The point isn’t just to take their money and redistribute it it’s to get rid of a profit driven and privately owned system in favor of a democratic economy where workers get the value of their labor.
Think of all the private enterprises that reproduce so much work between themselves. Why does every merger get followed by huge layoffs and restructuring? Because we have so much wasted redundant effort.
Consider also how much overproduction we have when it comes to basic needs. People don’t go hungry because of lack of food, we waste food on an industrial scale. People don’t go unclothed because of lack of clothes, we have dedicated landfills for “fast fashion” items that don’t even get sold before being tossed let alone worn once. We have more houses than unhoused by a double digit factor.
All of this waste because we let profit guide production and let private ownership reap all of the value. An economy for the people and owned by the people would give you more benefit than $1000.
I’m proposing a cooperative economy rather than a competitive economy.

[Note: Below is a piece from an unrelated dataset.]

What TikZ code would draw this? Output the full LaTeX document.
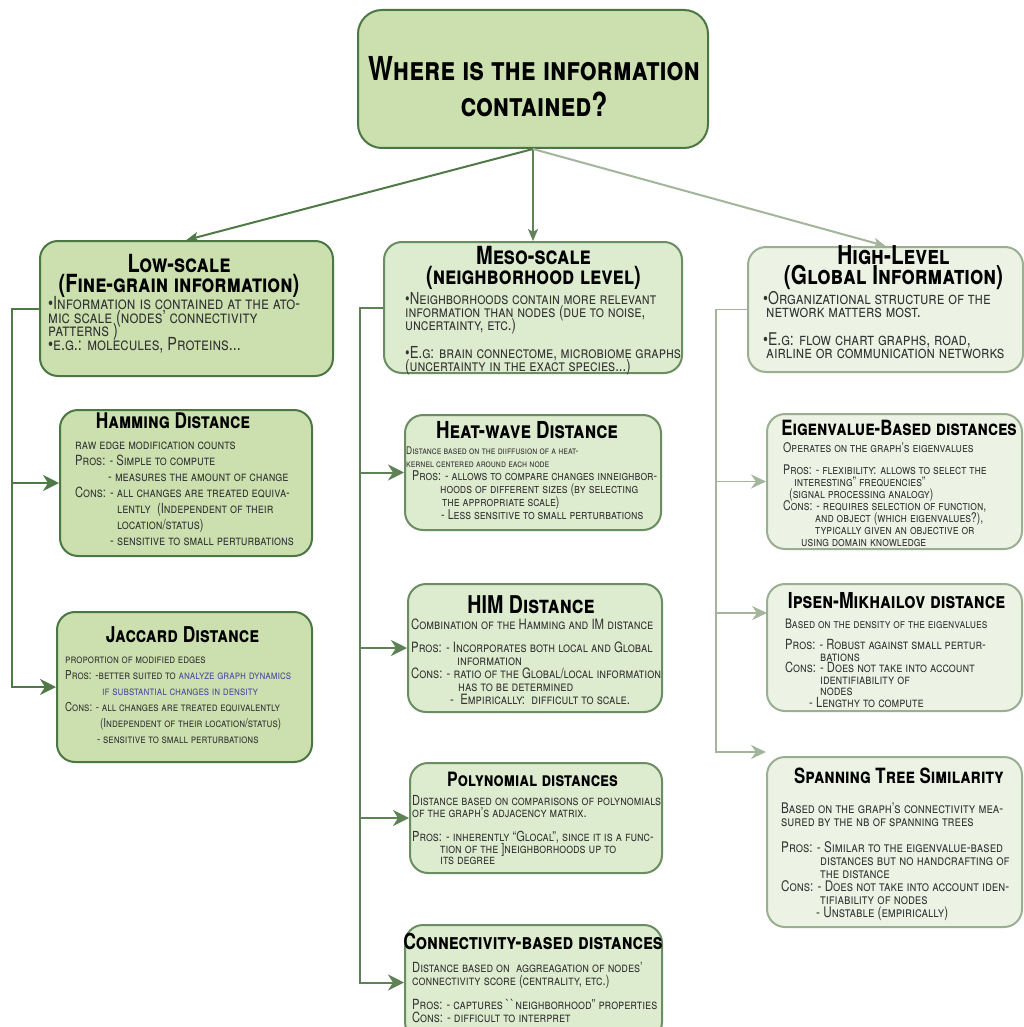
\documentclass[tikz,border=0pt]{standalone}
\usepackage{fontspec}
\setmainfont{TeX Gyre Heros}[FakeStretch=0.8]
\usetikzlibrary{arrows.meta}
\definecolor{fillA}{HTML}{CBE0AE}
\definecolor{lineA}{HTML}{4B7743}
\definecolor{fillB}{HTML}{DDEBCE}
\definecolor{lineB}{HTML}{6B8D62}
\definecolor{fillC}{HTML}{ECF3E4}
\definecolor{lineC}{HTML}{9AAE91}
\definecolor{arrA}{HTML}{4F7A47}
\definecolor{arrB}{HTML}{5E8156}
\definecolor{arrC}{HTML}{A3B59A}
\definecolor{txt}{HTML}{333333}
\definecolor{jblue}{HTML}{4B4B9E}
\newcommand\fs[2]{\fontsize{#1}{#2}\selectfont\lineskiplimit=-50pt\relax}
\newcommand\smline[1]{{\fontsize{10.5}{13}\selectfont#1}}
\tikzset{
  boxA/.style={draw=lineA, fill=fillA, line width=2pt, rounded corners=18pt, inner sep=0pt},
  boxB/.style={draw=lineB, fill=fillB, line width=2pt, rounded corners=18pt, inner sep=0pt},
  boxC/.style={draw=lineC, fill=fillC, line width=2pt, rounded corners=18pt, inner sep=0pt},
  head/.style={inner sep=0pt, align=center, text=black},
  body/.style={inner sep=0pt, align=left, anchor=north west, text=txt},
  conA/.style={draw=arrA, line width=2pt, -{Stealth[length=16pt,width=16pt,inset=5pt]}},
  conB/.style={draw=arrB, line width=2pt, -{Stealth[length=16pt,width=16pt,inset=5pt]}},
  conC/.style={draw=arrC, line width=1.6pt, -{Stealth[length=15pt,width=14pt,inset=5pt]}},
  topA/.style={draw=#1, line width=2pt, -{Stealth[length=12pt,width=10pt,inset=3pt]}},
}
\begin{document}
\begin{tikzpicture}[x=1pt,y=-1pt]
\useasboundingbox (0,0) rectangle (1024,1027);
\clip (0,0) rectangle (1024,1027);
\fill[white] (0,0) rectangle (1024,1027);

% ---------- boxes ----------
\node[boxA, rounded corners=24pt, minimum width=350pt, minimum height=138pt] (title) at (533,79) {};
\node[boxA, minimum width=293pt, minimum height=135pt] (low) at (186.5,308.5) {};
\node[boxB, minimum width=298pt, minimum height=131pt] (meso) at (533,307.5) {};
\node[boxC, minimum width=275pt, minimum height=125pt] (high) at (885.5,309.5) {};

\node[boxA, minimum width=252pt, minimum height=146pt] (ham) at (186,483) {};
\node[boxA, minimum width=255pt, minimum height=150pt] (jac) at (184.5,687) {};

\node[boxB, minimum width=256pt, minimum height=115pt] (heat) at (533,472.5) {};
\node[boxB, minimum width=254pt, minimum height=128pt] (him) at (535,648) {};
\node[boxB, minimum width=252pt, minimum height=110pt] (poly) at (536,818) {};
\node[boxB, minimum width=257pt, minimum height=115pt] (conn) at (533.5,982.5) {};

\node[boxC, minimum width=255pt, minimum height=135pt] (eig) at (894.5,481.5) {};
\node[boxC, minimum width=255pt, minimum height=127pt] (ips) at (894.5,647.5) {};
\node[boxC, minimum width=255pt, minimum height=170pt] (spt) at (894.5,842) {};

% ---------- connectors ----------
\draw[topA=arrA] (title.south) -- (low.north);
\draw[topA=arrB] (title.south) -- (meso.north);
\draw[topA=arrC] (title.south) -- (high.north);

\coordinate (lx) at (12,0);
\coordinate (mx) at (360,0);
\coordinate (rx) at (716,0);
\coordinate (ipt) at (767,613);
\coordinate (spp) at (766,752);

\draw[conA] (low.west) -- (lx |- low.west) -- (lx |- jac.west) -- (jac.west);
\draw[conA] (lx |- ham.west) -- (ham.west);

\draw[conB] (meso.west) -- (mx |- meso.west) -- (mx |- conn.west) -- (conn.west);
\draw[conB] (mx |- heat.west) -- (heat.west);
\draw[conB] (mx |- him.west) -- (him.west);
\draw[conB] (mx |- poly.west) -- (poly.west);

\draw[conC] (high.west) -- (rx |- high.west) -- (rx |- spp) -- (spp);
\draw[conC] (rx |- eig.west) -- (eig.west);
\draw[conC] (rx |- ipt) -- (ipt);

% ---------- headings ----------
\node[head, font={\fs{33}{36}\bfseries\scshape}] (titlet) at (534,87) {Where is the information\\contained?};
\node[head, font={\fs{25}{19.5}\bfseries\scshape}] (lowh) at (179,276) {Low-scale\\(Fine-grain information)};
\node[head, font={\fs{25}{20}\bfseries\scshape}] (mesoh) at (533.5,268) {Meso-scale\\(neighborhood level)};
\node[head, font={\fs{26}{20}\bfseries\scshape}] (highh) at (893.5,268) {High-Level\\(Global Information)};

\node[head, font={\fs{21.6}{20}\bfseries\scshape}] (hamh) at (173,421) {Hamming Distance};
\node[head, font={\fs{21.8}{20}\bfseries\scshape}] (jach) at (182.5,635) {Jaccard Distance};
\node[head, font={\fs{23.4}{20}\bfseries\scshape}] (heath) at (527,430) {Heat-wave Distance};
\node[head, font={\fs{24.5}{20}\bfseries\scshape}] (himh) at (531,605) {HIM Distance};
\node[head, font={\fs{19.8}{20}\bfseries\scshape}] (polyh) at (532.5,779) {Polynomial distances};
\node[head, font={\fs{22}{20}\bfseries\scshape}] (connh) at (533,941) {Connectivity-based distances};
\node[head, font={\fs{21}{20}\bfseries\scshape}] (eigh) at (899,428) {Eigenvalue-Based distances};
\node[head, font={\fs{22}{20}\bfseries\scshape}] (ipsh) at (896.5,601) {Ipsen-Mikhailov distance};
\node[head, font={\fs{21}{20}\bfseries\scshape}] (spth) at (899,776) {Spanning Tree Similarity};

% ---------- bodies ----------
\node[body, font={\fs{18}{13.5}\scshape}] (lowb) at (48,296.5) {%
\textbullet Information is contained at the ato-\\
mic scale (nodes' connectivity\\
patterns )\\
\textbullet e.g.: molecules, Proteins...};

\node[body, font={\fs{16.5}{13}\scshape}] (mesob) at (405,292.5) {%
\textbullet Neighborhoods contain more relevant\\
information than nodes (due to noise,\\
uncertainty, etc.)\\[15pt]
\textbullet E.g: brain connectome, microbiome graphs\\
(uncertainty in the exact species...)};

\node[body, font={\fs{17.5}{12.5}\scshape}] (highb) at (763,291.5) {%
\textbullet Organizational structure of the\\
\hspace*{3pt}network matters most.\\[16pt]
\textbullet E.g: flow chart graphs, road,\\
\hspace*{3pt}airline or communication networks};

\node[body, font={\fs{14}{16}\scshape}] (hamb) at (75,441.5) {%
raw edge modification counts\\
Pros: - Simple to compute\\
\hspace*{33pt}- measures the amount of change\\
Cons: - all changes are treated equiva-\\
\hspace*{42pt}lently\ \ (Independent of their\\
\hspace*{42pt}location/status)\\
\hspace*{35pt}- sensitive to small perturbations};

\node[body, font={\fs{12.3}{16}\scshape}] (jacb) at (65,657) {%
proportion of modified edges\\
Pros: -better suited to \textcolor{jblue}{analyze graph dynamics}\\
\hspace*{37pt}\textcolor{jblue}{if substantial changes in density}\\
Cons: - all changes are treated equivalently\\
\hspace*{35pt}(Independent of their location/status)\\
\hspace*{32pt}- sensitive to small perturbations};

\node[body, font={\fs{13.4}{13}\scshape}] (heatb) at (406,446.5) {%
\smline{Distance based on the diiffusion of a heat-}\\
\smline{kernel centered around each node}\\
\hspace*{6pt}Pros: - allows to compare changes inneighbor-\\
\hspace*{34pt}hoods of different sizes (by selecting\\
\hspace*{36pt}the appropriate scale)\\
\hspace*{35pt}- Less sensitive to small perturbations};

\node[body, font={\fs{14.2}{13}\scshape}] (himb) at (411,618.5) {%
Combination of the Hamming and IM distance\\[10pt]
Pros: - Incorporates both local and Global\\
\hspace*{46pt}information\\
Cons: - ratio of the Global/local information\\
\hspace*{47pt}has to be determined\\
\hspace*{39pt}-\ \ Empirically:\ \ difficult to scale.};

\node[body, font={\fs{13.8}{11.5}\scshape}] (polyb) at (412,795.5) {%
Distance based on comparisons of polynomials\\
of the graph's adjacency matrix.\\[13pt]
Pros: - inherently “Glocal”, since it is a func-\\
\hspace*{28pt}tion of the ]neighborhoods up to\\
\hspace*{28pt}its degree};

\node[body, font={\fs{14}{12.5}\scshape}] (connb) at (412,962.3) {%
Distance based on\ \ aggreagation of nodes'\\
connectivity score (centrality, etc.)\\[12pt]
Pros: - captures \textasciigrave\textasciigrave neighborhood" properties\\
Cons: - difficult to interpret};

\node[body, font={\fs{13.3}{12}\scshape}] (eigb) at (783,442.5) {%
Operates on the graph's eigenvalues\\[10pt]
Pros: - flexibility: allows to select the\\
\hspace*{11pt}interesting" frequencies"\\
\hspace*{6pt}(signal processing analogy)\\
Cons: - requires selection of function,\\
\hspace*{32pt}and object (which eigenvalues?),\\
\hspace*{32pt}typically given an objective or\\
\hspace*{18pt}using domain knowledge};

\node[body, font={\fs{14}{11.5}\scshape}] (ipsb) at (785,618.5) {%
{\fontsize{13}{11.5}\selectfont Based on the density of the eigenvalues}\\[10pt]
Pros: - Robust against small pertur-\\
\hspace*{35pt}bations\\
Cons: - Does not take into account\\
\hspace*{35pt}identifiability of\\
\hspace*{35pt}nodes\\
\hspace*{24pt}- Lengthy to compute};

\node[body, font={\fs{14.6}{13}\scshape}] (sptb) at (781,803) {%
Based on the graph's connectivity mea-\\
sured by the nb of spanning trees\\[13pt]
Pros: - Similar to the eigenvalue-based\\
\hspace*{39pt}distances but no handcrafting of\\
\hspace*{39pt}the distance\\
Cons: - Does not take into account iden-\\
\hspace*{39pt}tifiability of nodes\\
\hspace*{35pt}- Unstable (empirically)};
\end{tikzpicture}
\end{document}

I’m proposing socialism.
It costs far, far, more to support a billionaire class than the wealth they personally hold.
Do you have numbers on this?
For example: https://www.oxfam.ca/news/richest-1-emit-as-much-planet-heating-pollution-as-two-thirds-of-humanity/
That paper is mostly talking about the richest countries, not individuals, and I don’t buy it.
Norway has nationalized all of its oil profits into a sovereign wealth fund that comprises the pension fund for all its citizens. Yet that doesn’t change the amount of oil they produced.
If every oil producing country in the world did as Norway did we wouldn’t have any oil billionaires but we’d still have to deal with climate change. These countries would still be the richest in the world, they would just have less inequality inside them.
That’s not how that works either. Money is an artificial construct. Single billionaire doesn’t have any mythical wealth that could be redistributed because if it happened the wealth wouldn’t be created in the first place in the economic system where wealth gets redistributed.
Not to mention the wealth equals companies stocks. It is just paper, a database entry. It’s worthless but we all agreed that it isn’t.
Billionaire wealth is just imaginary situation maintained by sanctioned violence of police and state. There is no mythical wealth that would suddenly cure hunger or homelessness. There are just imaginary digits that would plummet to 0 the moment you want to take them out
A lot of those are out of reach for many as well still due to cost, or non existent (healthcare). I’m in a pretty stable point in my life and even I get scared by the electric bills related to heating and cooling. Growing up I recall the only option was to go to the mall since we could not afford AC.
came to see what the comments were as the same thing was going through my head.
The comments leave something to be desired imo
Yeah, a lot of capitalist realism, the way we do things now is the best possible way we could be doing them bullshit. No vision whatsoever.
It’s so ingrained in people, we have such an uphill battle as progressives. People worship capitalism like a deity. If it doesn’t get its sacrifices we’ll have droughts and famine!